Replacing missing web site content with Varnish
In one of my web server setups, I’m using Varnish as a reverse proxy in front of NGINX. The server hosts multiple web sites and CMSes, and I wanted to make the web server deliver a default robots.txt
if the web site did not already provide one.
Varnish makes this pretty easy, by reviewing the response from each backend. If the backend says it hasn’t got a robots.txt
file, Varnish will create one on the fly.
The subroutine vcl_backend_response
will catch the backend’s response status. In case the HTTP response is 404, Varnish will set the (internal) status code to 700 and call the vcl_backend_error
subroutine.
sub vcl_backend_response {
if (bereq.url ~ "/robots\.txt" && beresp.status == 404) {
return(error(700,"OK"));
}
}
And then in vcl_backend_error
the status code 700 is picked up, creating a text/plain
response containing a generic robots.txt
content. The status code is set back to 200 before serving the response to the client. Some instructions for letting clients and proxies cache the response are also provided.

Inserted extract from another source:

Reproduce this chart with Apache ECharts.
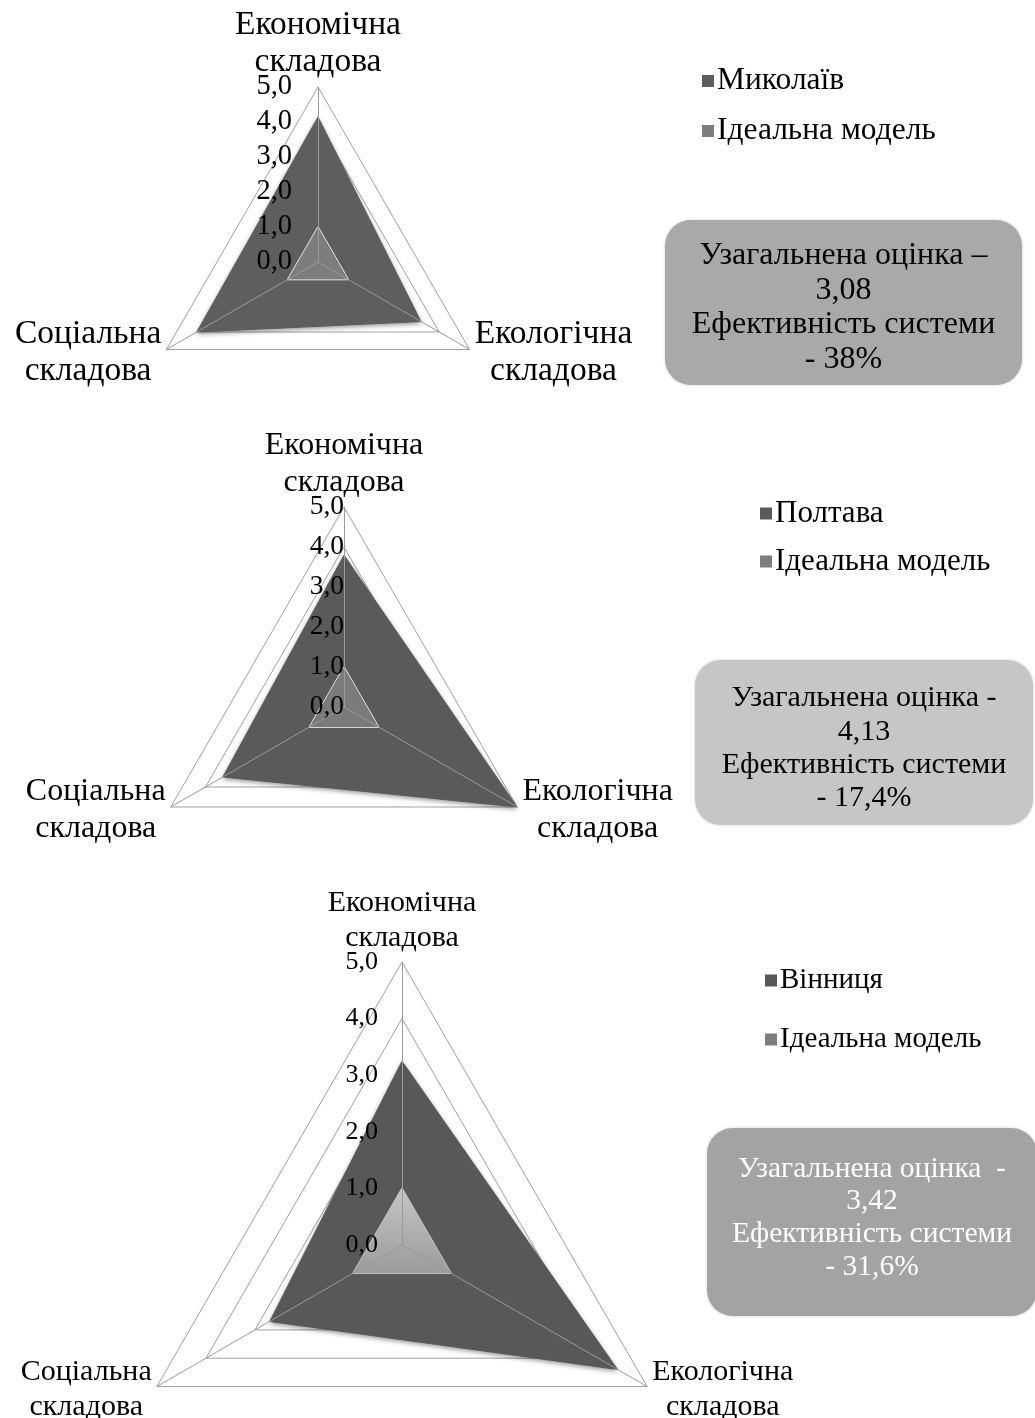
<!DOCTYPE html>
<html>
<head>
<meta charset="utf-8">
<title>radar</title>
<script src="https://cdn.jsdelivr.net/npm/echarts@6/dist/echarts.min.js"></script>
<style>
html, body { margin: 0; padding: 0; background: #fff; }
#main { width: 1035px; height: 1418px; }
</style>
</head>
<body>
<div id="main"></div>
<script>
// осі радара (порядок: верх, ліво-низ, право-низ)
var axisNames = ['Економічна\nскладова', 'Соціальна\nскладова', 'Екологічна\nскладова'];
var axisMax = 5;
var cities = ['Миколаїв', 'Полтава', 'Вінниця'];
var idealName = 'Ідеальна модель';
// значення: економічна, соціальна, екологічна
var mykolaiv = [4.15, 4.0, 3.4];
var poltava = [3.8, 3.5, 5.0];
var vinnytsia = [3.25, 2.7, 4.4];
var ideal = [1, 1, 1];
var scores = ['3,08', '4,13', '3,42'];
var efficiency = ['38%', '17,4%', '31,6%'];
var scoreDash = ['–', '-', ' -'];

var values = [mykolaiv, poltava, vinnytsia];
var font = '"Liberation Serif", "Times New Roman", serif';

// розміщення трьох діаграм
var layout = [
  { center: [318, 262], radius: 175, fs: 33.5, lh: 37, gap: 6, tickFs: 28.5, margin: 26, dark: '#5e5e5e', idealC: '#7d7d7d', idealBorder: '#ffffff',
    legendFs: 31.5, legend: [697, 60], legendGap: 18, box: [665, 220, 357, 165], boxFill: '#a9a9a9', boxText: '#000', boxFs: 32, boxLh: 34.5, boxDy: 5 },
  { center: [344, 707], radius: 200, fs: 32, lh: 37, gap: 6, tickFs: 27.5, margin: 0, dark: '#5a5a5a', idealC: '#7b7b7b', idealBorder: '#ffffff',
    legendFs: 31, legend: [755, 493], legendGap: 17, box: [695, 660, 338, 165], boxFill: '#c6c6c6', boxText: '#000', boxFs: 30, boxLh: 33.3, boxDy: 6 },
  { center: [402, 1245], radius: 283, fs: 30, lh: 35, gap: 6, tickFs: 26, margin: 24, dark: '#585858', idealC: '#a8a8a8', idealBorder: '#c8c8c8',
    legendFs: 29, legend: [760, 961], legendGap: 30, box: [707, 1128, 330, 188], boxFill: '#a3a3a3', boxText: '#ffffff', boxFs: 29.5, boxLh: 32.7, boxDy: -4 }
];

var radars = [], series = [], legends = [], graphics = [];

layout.forEach(function (L, i) {
  var ind = axisNames.map(function (n) { return { name: n, min: 0, max: axisMax }; });
  // base radar: grid + names
  radars.push({
    center: L.center, radius: L.radius, shape: 'polygon', splitNumber: 5, startAngle: 90,
    indicator: ind,
    axisName: {
      color: '#000', fontFamily: font, fontSize: L.fs, lineHeight: L.lh,
      // рядки назви по центру один під одним
      formatter: function (name) {
        return name.split('\n').map(function (s) { return '{c|' + s + '}'; }).join('\n');
      },
      rich: { c: { align: 'center', color: '#000', fontFamily: font, fontSize: L.fs, lineHeight: L.lh } }
    },
    nameGap: L.gap,
    splitLine: { lineStyle: { color: '#a0a0a0', width: 1 } },
    splitArea: { show: false },
    axisLine: { show: false },
    axisLabel: { show: false }
  });
  // overlay radar: spokes and tick labels on top of the fill
  radars.push({
    center: L.center, radius: L.radius, shape: 'polygon', splitNumber: 5, startAngle: 90, z: 5,
    indicator: axisNames.map(function (n, k) {
      var o = { name: '', min: 0, max: axisMax };
      if (k === 0) o.axisLabel = { show: true };
      return o;
    }),
    axisName: { show: false },
    splitLine: { show: false },
    splitArea: { show: false },
    axisLine: { show: true, lineStyle: { color: '#9a9a9a', width: 1 } },
    axisLabel: {
      show: false, color: '#000', fontFamily: font, fontSize: L.tickFs, margin: L.margin,
      formatter: function (v) { return v.toFixed(1).replace('.', ','); }
    }
  });

  var idealArea = i === 2
    ? { color: new echarts.graphic.LinearGradient(0, 0, 0, 1, [{ offset: 0, color: '#c4c4c4' }, { offset: 1, color: '#9c9c9c' }]), opacity: 1 }
    : { color: L.idealC, opacity: 1 };

  series.push({
    type: 'radar',
    radarIndex: i * 2,
    symbol: 'none',
    silent: true,
    data: [
      { name: cities[i], value: values[i],
        itemStyle: { color: L.dark },
        lineStyle: { color: '#8a8a8a', width: 1 },
        areaStyle: { color: L.dark, opacity: 1, shadowBlur: 5, shadowColor: 'rgba(0,0,0,0.45)', shadowOffsetY: 2 } },
      { name: idealName, value: ideal,
        itemStyle: { color: L.idealC },
        lineStyle: { color: L.idealBorder, width: 1.5 },
        areaStyle: idealArea }
    ]
  });

  legends.push({
    orient: 'vertical', left: L.legend[0], top: L.legend[1],
    icon: 'rect', itemWidth: 12, itemHeight: 12, itemGap: L.legendGap,
    data: [cities[i], idealName],
    textStyle: { color: '#000', fontFamily: font, fontSize: L.legendFs, padding: [0, 0, 0, -2] },
    selectedMode: false
  });

  var b = L.box;
  graphics.push({
    type: 'rect', left: b[0], top: b[1], z: 10,
    shape: { width: b[2], height: b[3], r: 26 },
    style: { fill: L.boxFill, shadowBlur: 3, shadowColor: 'rgba(0,0,0,0.2)' }
  });
  graphics.push({
    type: 'text', z: 11,
    x: b[0] + b[2] / 2, y: b[1] + b[3] / 2 + L.boxDy,
    style: {
      text: 'Узагальнена оцінка ' + scoreDash[i] + '\n' + scores[i] + '\nЕфективність системи\n- ' + efficiency[i],
      fill: L.boxText, font: L.boxFs + 'px ' + font, lineHeight: L.boxLh,
      align: 'center', verticalAlign: 'middle'
    }
  });
});

var chart = echarts.init(document.getElementById('main'));
chart.setOption({
  backgroundColor: '#fff',
  animation: false,
  radar: radars,
  legend: legends,
  series: series,
  graphic: graphics
});
</script>
</body>
</html>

Finally, the object lifetime is set to 1 hour so that Varnish doesn’t need to ask the backend every time.
sub vcl_backend_error {
if (beresp.status == 700) {
set beresp.status = 200;
unset beresp.http.set-cookie;
set beresp.http.cache-control = "Public";
set beresp.ttl = 1h;
set beresp.uncacheable = false;
set beresp.http.Content-Type = "text/plain; charset=utf-8";
set beresp.body = {"User-agent: EvilUserAgent
Disallow: /
User-agent: *
Allow: /
"};
return (deliver);
}
}
The response content from a request for robots.txt
on a web site where it would otherwise not exist now looks like this:
# GET https://example.com/robots.txt
User-agent: EvilUserAgent
Disallow: /
User-agent: *
Allow: /
And these are the response headers, with some details redacted:
# GET -USed https://example.com/robots.txt
200 OK
Cache-Control: Public
Connection: close
Date: Thu, 30 Jan 2025 06:21:49 GMT
Via: 1.1 example.com (Varnish/7.6)
Accept-Ranges: bytes
Age: 1208
Server: Varnish
X-Cacheable: YES
X-Varnish: 360768 360674
The principle can of course be extended to any missing or failing backend content, e.g. for hiding detailed backend responses or branding error pages with a company logo.